It was the Dark Times. Evil had triumphed, a light had gone out of the world, and people had lost hope.
The destruction of the Jedi? No, I’m talking about how I felt right after Star Wars Episode 3, which is why I’ve never seen an episode of Star Wars Rebels. After the Prequels I pretty much boycotted anything Star Wars-related and sulked.
But I’ve had time to heal, and I have hope for the future (imagine some John Williams music starting in the background) and a ton of people have told me I’m missing out if I don’t watch the show. And I will, especially now that I’ve read Star Wars: A New Dawn, by John Jackson Miller. I thought it was fun, but it’s a book that’ll be a lot more fun for anyone who’s gotten to know and love the characters already.
I’ve heard of the characters before now: the smart-mouthed almost-Jedi Kanan Jarrus and the confident Twi’lek Hera Syndulla, fighting the Empire a few years before the battle of Yavin. That’s all I knew of the story before reading the book, and it turns out you don’t need to know any more than that to understand what’s going on.
They’re joined by two new characters: Sullustan surveillance tech Zaluna (I know that’s the same race as Lando’s co-pilot in Jedi, but I swear I started to think of her as Sadness from Inside Out. I know, silly. But very fun.) and Skelly, an explosives expert from the Clone Wars with a chip on his shoulder.
When both were first introduced, I didn’t expect to like them. Miller expanded them so well you can forget that one was a snoop for the Empire and the other is an annoying sociopath with easy access to explosives.
The snarky comments and witty dialog was my favorite part of the book, it’s what jumped out at me when I read the preview in the Del Rey sampler. Kanan is a complete smartass. He taunts officers of the Empire by pretending to be delighted to see them, and he can’t resist a clever comeback.
…the cyborg was moving toward him again. “Now, where we we? I used to spar in physical therapy.”
“Oh yeah? I used to put people there.”
The supporting characters get their fair share of quips too.
Skelly crossed his arms. “Everyone who called me paranoid, the line for apologies begins to the left.”
And there’s a very quick bit where they’re frantically trying to escape and someone says it’s time to move to Plan 2, and they have a hilarious back and forth about wasn’t the last thing Plan 2, isn’t this next thing Plan 3, and Hera’s desperately trying to get them to focus there’s a fleet of TIE fighters incoming.
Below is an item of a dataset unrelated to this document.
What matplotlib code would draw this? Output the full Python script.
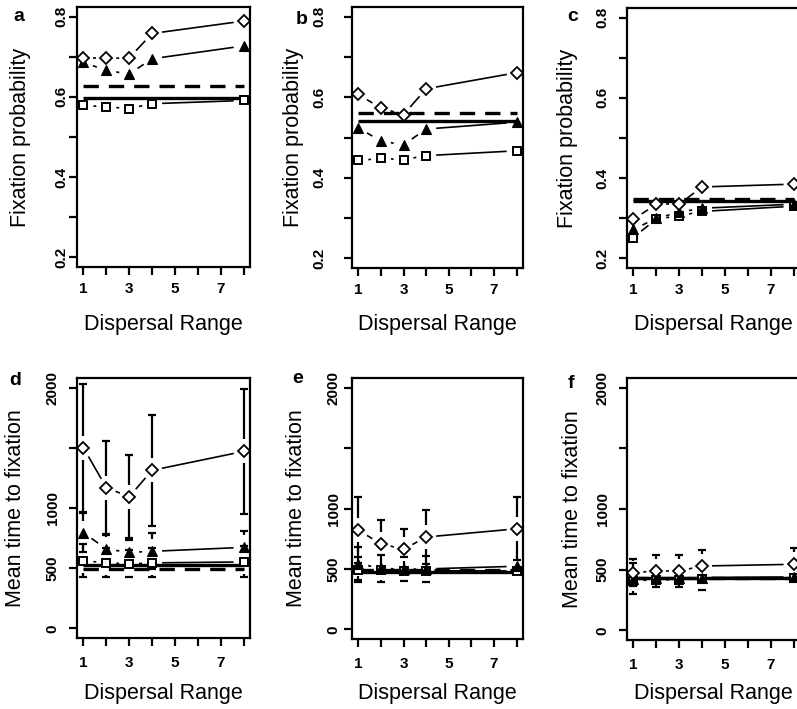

The only bump in the storytelling isn’t the fault of the author so much as the fault of the reviewer for reading this before seeing the show. I thought a lot of the conversations, both internal and external, seemed to go on for a long while. Everybody’s puzzling out their motivations, spelling out in detail what the situation means to them.
This kind of thing is catnip to long-time fans of a lot of shows, myself included. We want to find out what goes on in their heads, get some insights that we couldn’t get unless we had chapters and chapters to work with. I’m thinking I would’ve enjoyed the details more if I’d already known everyone for a long time.
The other time the story seemed to skip a beat was in explaining the very convoluted plans of the big bad guy, Count Vidian. His plans were excellent actually, starting from a simple brutish tendency towards destruction and ending up with a long-term plan of being ridiculously powerful and smiting every single one of his enemies. And it made sense.
Several people figure out what’s going on (the book’s too well-written for him to pull a James Bond monologue about his evil plan) and they take the time to explain to each other (and the reader) what it all means. I think there’s some repeats there, where we hear parts of the same explanation a few times, and I think that could’ve been trimmed a little.
But that’s really the only quibble I have. We get space battles and bar fights, sabotage and disaster, cheap theatrics and some actual character development.
A lot of the story is about what gets people to do something, what pushes them that one step too far.
Zaluna was content to just watch, until the events she’d been watching bumped her out of her safe little world. Hera was content to collect information and play it (relatively) safe, until she saw exactly how many people would die. Kanan was content to drink and loaf his way around the universe, until tragedy and loss finally caught up with him. And Skelly…well Skelly was never actually content, so he started chucking bombs at people fairly early on, but everyone’s limit is different.
The payoff was also nicely done. A few chapters before the end we get a neat scene that we’d been waiting for the whole book. And then one chapter later we get the other scene we’d been waiting for. Both were exactly the way I would’ve wanted them to play out.
I really should’ve done this in the opposite order: I should’ve watched the show first and then read this. But having done it the wrong way around, I still liked it, enough that now I have to go watch the show.